The guy who assassinated Lee Harvey Oswald before he could be tried. The guy who made sure that the tough questions about the Kennedy assassination could never be answered.


Gee, uh, thanks Orson. I'd never heard of Jack Ruby before...um...duh... What's next? "Malich saw a picture of Jack Nicholson. Yes, that Jack Nicholson, star of A Few Good Men, One Flew Over the Cuckoo's Nest and Five Easy Pieces."

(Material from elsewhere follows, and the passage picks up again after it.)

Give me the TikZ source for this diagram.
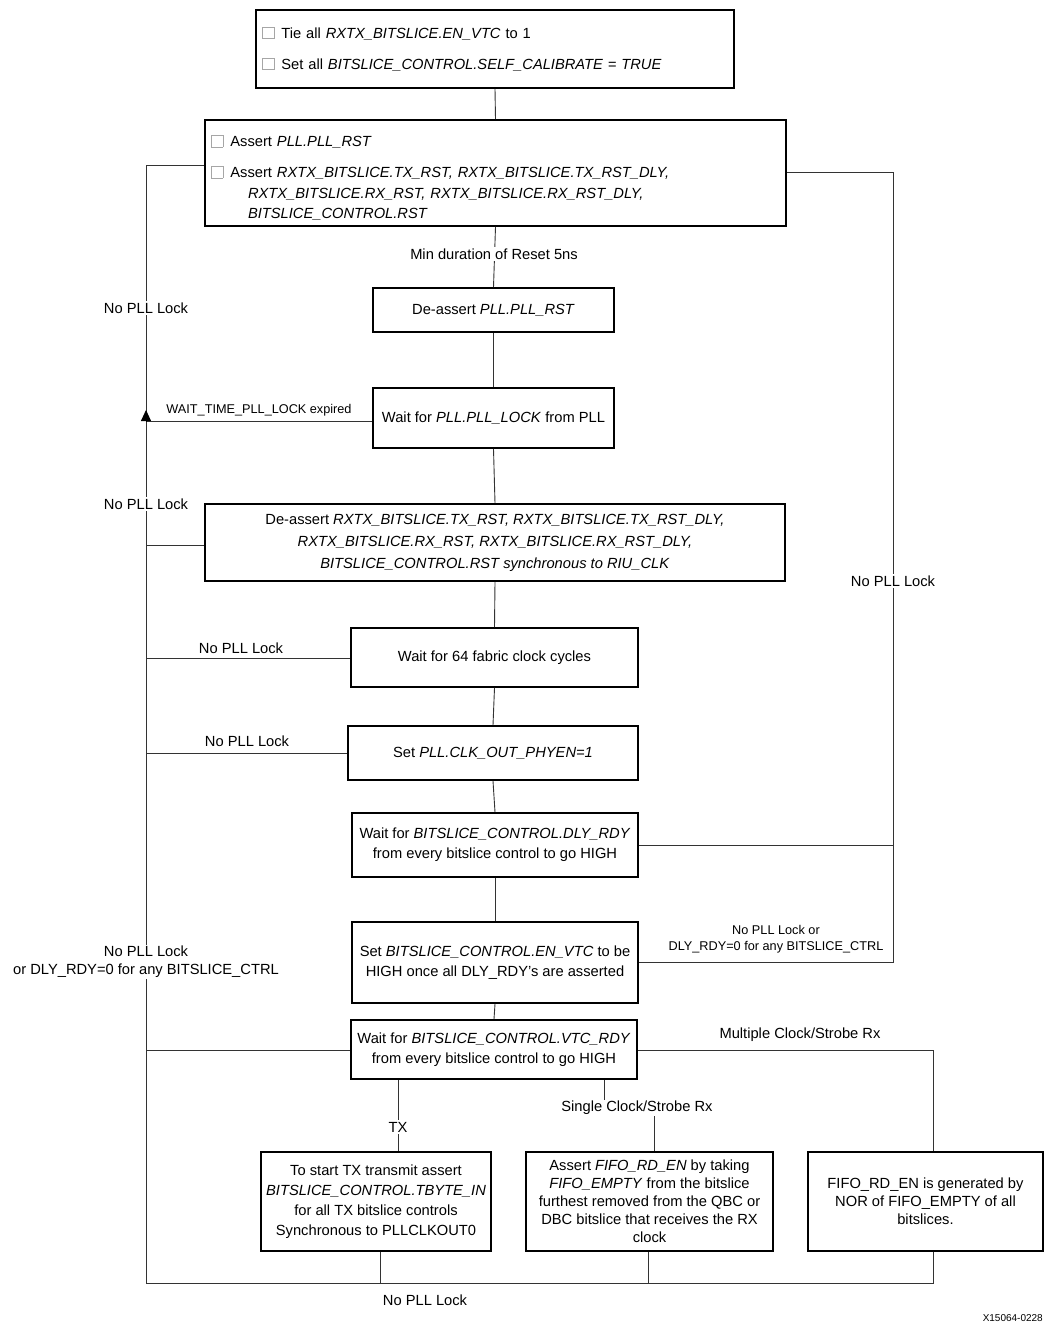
\documentclass[tikz,border=0pt]{standalone}
\usepackage{fontspec}
\setmainfont{Liberation Sans}
\usetikzlibrary{arrows.meta}
\newcommand{\chk}{{\color{gray!70}\fboxsep=0pt\fboxrule=0.7pt\fbox{\phantom{\rule{11pt}{11pt}}}}\hspace{7pt}}
\begin{document}
\begin{tikzpicture}[x=1pt,y=-1pt,
  box/.style={draw=black, line width=1.8pt, inner sep=0pt, align=center,
    font=\fontsize{14.7}{20}\selectfont},
  conn/.style={draw=black!80, line width=0.9pt},
  lbl/.style={fill=white, inner sep=1.5pt, align=center, font=\fontsize{14.7}{18}\selectfont},
  slbl/.style={inner sep=1pt, align=center, font=\fontsize{12.7}{15.5}\selectfont},
  nlbl/.style={inner sep=1pt, align=center, font=\fontsize{14.7}{18}\selectfont}]
\useasboundingbox (0,0) rectangle (1044,1326);
\fill[white] (0,0) rectangle (1044,1326);

% boxes
\node[box, minimum width=478pt, minimum height=78pt, text width=466pt, align=left] (b1) at (495,49)
  {\chk Tie all \textit{RXTX\_BITSLICE.EN\_VTC} to 1\\[11pt]
   \chk Set all \textit{BITSLICE\_CONTROL.SELF\_CALIBRATE = TRUE}};
\node[box, minimum width=581pt, minimum height=106pt, text width=569pt, align=left] (b2) at (495.5,173)
  {\rule{0pt}{21pt}\chk Assert \textit{PLL.PLL\_RST}\\[11pt]
   \chk Assert \textit{RXTX\_BITSLICE.TX\_RST, RXTX\_BITSLICE.TX\_RST\_DLY,}\\[1pt]
   \hspace*{37pt}\textit{RXTX\_BITSLICE.RX\_RST, RXTX\_BITSLICE.RX\_RST\_DLY,}\\
   \hspace*{37pt}\textit{BITSLICE\_CONTROL.RST}};
\node[box, minimum width=241pt, minimum height=44pt] (b3) at (493.5,310)
  {De-assert \textit{PLL.PLL\_RST}};
\node[box, minimum width=241pt, minimum height=60pt] (b4) at (493.5,418)
  {Wait for \textit{PLL.PLL\_LOCK} from PLL};
\node[box, minimum width=580pt, minimum height=77pt, font=\fontsize{14.7}{22}\selectfont] (b5) at (495,542.5)
  {De-assert \textit{RXTX\_BITSLICE.TX\_RST, RXTX\_BITSLICE.TX\_RST\_DLY,}\\
   \textit{RXTX\_BITSLICE.RX\_RST, RXTX\_BITSLICE.RX\_RST\_DLY,}\\
   \textit{BITSLICE\_CONTROL.RST synchronous to RIU\_CLK}};
\node[box, minimum width=287pt, minimum height=59pt] (b6) at (494.5,657.5)
  {Wait for 64 fabric clock cycles};
\node[box, minimum width=290pt, minimum height=54pt] (b7) at (493,753)
  {Set \textit{PLL.CLK\_OUT\_PHYEN=1}};
\node[box, minimum width=286pt, minimum height=64pt] (b8) at (495,845)
  {Wait for \textit{BITSLICE\_CONTROL.DLY\_RDY}\\from every bitslice control to go HIGH};
\node[box, minimum width=286pt, minimum height=81pt] (b9) at (495,962.5)
  {Set \textit{BITSLICE\_CONTROL.EN\_VTC} to be\\HIGH once all DLY\_RDY’s are asserted};
\node[box, minimum width=286pt, minimum height=59pt] (b10) at (494,1049.5)
  {Wait for \textit{BITSLICE\_CONTROL.VTC\_RDY}\\from every bitslice control to go HIGH};
\node[box, minimum width=230pt, minimum height=99pt] (b11) at (376,1201.5)
  {To start TX transmit assert\\\textit{BITSLICE\_CONTROL.TBYTE\_IN}\\for all TX bitslice controls\\Synchronous to PLLCLKOUT0};
\node[box, minimum width=247pt, minimum height=99pt, font=\fontsize{14.7}{18}\selectfont] (b12) at (649.5,1201.5)
  {Assert \textit{FIFO\_RD\_EN} by taking\\\textit{FIFO\_EMPTY} from the bitslice\\furthest removed from the QBC or\\DBC bitslice that receives the RX\\clock};
\node[box, minimum width=235pt, minimum height=99pt, font=\fontsize{14.7}{18}\selectfont] (b13) at (925.5,1201.5)
  {FIFO\_RD\_EN is generated by\\NOR of FIFO\_EMPTY of all\\bitslices.};

% coordinates
\coordinate (lt) at (146,165);
\coordinate (lb) at (146,1283);
\coordinate (rt) at (893,172);
\coordinate (rb) at (893,962);
\coordinate (j4) at (146,421);
\coordinate (j5) at (146,545);
\coordinate (j6) at (146,658);
\coordinate (j7) at (146,753);
\coordinate (j10) at (146,1050);
\coordinate (r8) at (893,845);
\coordinate (m10) at (933,1050);
\coordinate (tx0) at (398,1079);
\coordinate (s10) at (604,1108);
\coordinate (s12) at (654,1108);
\coordinate (t11) at (380,1283);
\coordinate (t12) at (648,1283);
\coordinate (t13) at (933,1283);

% main spine
\draw[conn] (b1.south) -- (b2.north);
\draw[conn] (b2.south) -- (b3.north);
\draw[conn] (b3.south) -- (b4.north);
\draw[conn] (b4.south) -- (b5.north);
\draw[conn] (b5.south) -- (b6.north);
\draw[conn] (b6.south) -- (b7.north);
\draw[conn] (b7.south) -- (b8.north);
\draw[conn] (b8.south) -- (b9.north);
\draw[conn] (b9.south) -- (b10.north);

% left trunk
\draw[conn] (b2.west |- lt) -- (lt) -- (lb);
\draw[conn] (b4.west |- j4) -- (j4);
\draw[-{Triangle[length=11pt,width=10pt]}, line width=0.9pt] (j4) -- ++(0,-11);
\draw[conn] (b5.west |- j5) -- (j5);
\draw[conn] (b6.west |- j6) -- (j6);
\draw[conn] (b7.west |- j7) -- (j7);
\draw[conn] (b10.west |- j10) -- (j10);

% right trunk
\draw[conn] (b2.east |- rt) -- (rt) -- (rb) -- (b9.east |- rb);
\draw[conn] (b8.east |- r8) -- (r8);

% branches below b10
\draw[conn] (b10.south -| tx0) -- (tx0 |- b11.north);
\draw[conn] (b10.south -| s10) -- (s10) -- (s12) -- (s12 |- b12.north);
\draw[conn] (b10.east |- m10) -- (m10) -- (m10 |- b13.north);

% bottom collector
\draw[conn] (b11.south -| t11) -- (t11);
\draw[conn] (b12.south -| t12) -- (t12);
\draw[conn] (b13.south -| t13) -- (t13) -- (lb);

% labels on lines
\node[lbl] (lmin) at (494,254) {Min duration of Reset 5ns};
\node[lbl] (lnl1) at (146,308) {No PLL Lock};
\node[lbl] (lnl2) at (146,504) {No PLL Lock};
\node[lbl] (lnl3) at (146,962) {No PLL Lock\\or DLY\_RDY=0 for any BITSLICE\_CTRL};
\node[lbl] (lnlr) at (893,581) {No PLL Lock};
\node[lbl] (ltx) at (398,1127) {TX};
\node[lbl] (lsingle) at (637,1108) {Single Clock/Strobe Rx};
\node[slbl] (lwait) at (259,410) {WAIT\_TIME\_PLL\_LOCK expired};
\node[nlbl] (lnl6) at (241,648) {No PLL Lock};
\node[nlbl] (lnl7) at (247,741) {No PLL Lock};
\node[slbl] (lnl9) at (776,939) {No PLL Lock or\\DLY\_RDY=0 for any BITSLICE\_CTRL};
\node[nlbl] (lmult) at (800,1035) {Multiple Clock/Strobe Rx};
\node[nlbl] (lnlb) at (425,1300) {No PLL Lock};
\node[inner sep=0pt, anchor=east, font=\fontsize{10}{12}\selectfont] (fig) at (1043,1318) {X15064-0228};
\end{tikzpicture}
\end{document}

I guess it shouldn't surprise me that Card would stick this line in here. To him, everyone's an idiot. Without him, people wouldn't know how to vote, to read history, or to tie shoes. And failure to heed his warnings and condemn his enemies brings terrible consequences...tsk, tsk...terrible:

"You look pissed off," said Malich.

"Yeah," said Cole. "The terrorists are crazy and scary, but what really pisses me off is knowing that this will make a whole bunch of European intellectuals very happy."

"They won't be so happy when they see where it leads. They've already forgotten Sarajevo and the killing fields of Flanders."


I wasn't so happy to see where it led either. This last quote was from Chapter Five, and the way I figured it, there was a whole lot more book to go after that. And no rube or intellectual, European or American, Muslim or Christian, Freemason or Elk, Mugwump or Whig, Republican or Democrat could claim happiness upon receipt of that news.

*Neilsen's answer: "It's a big building with patients, but that's not important right now."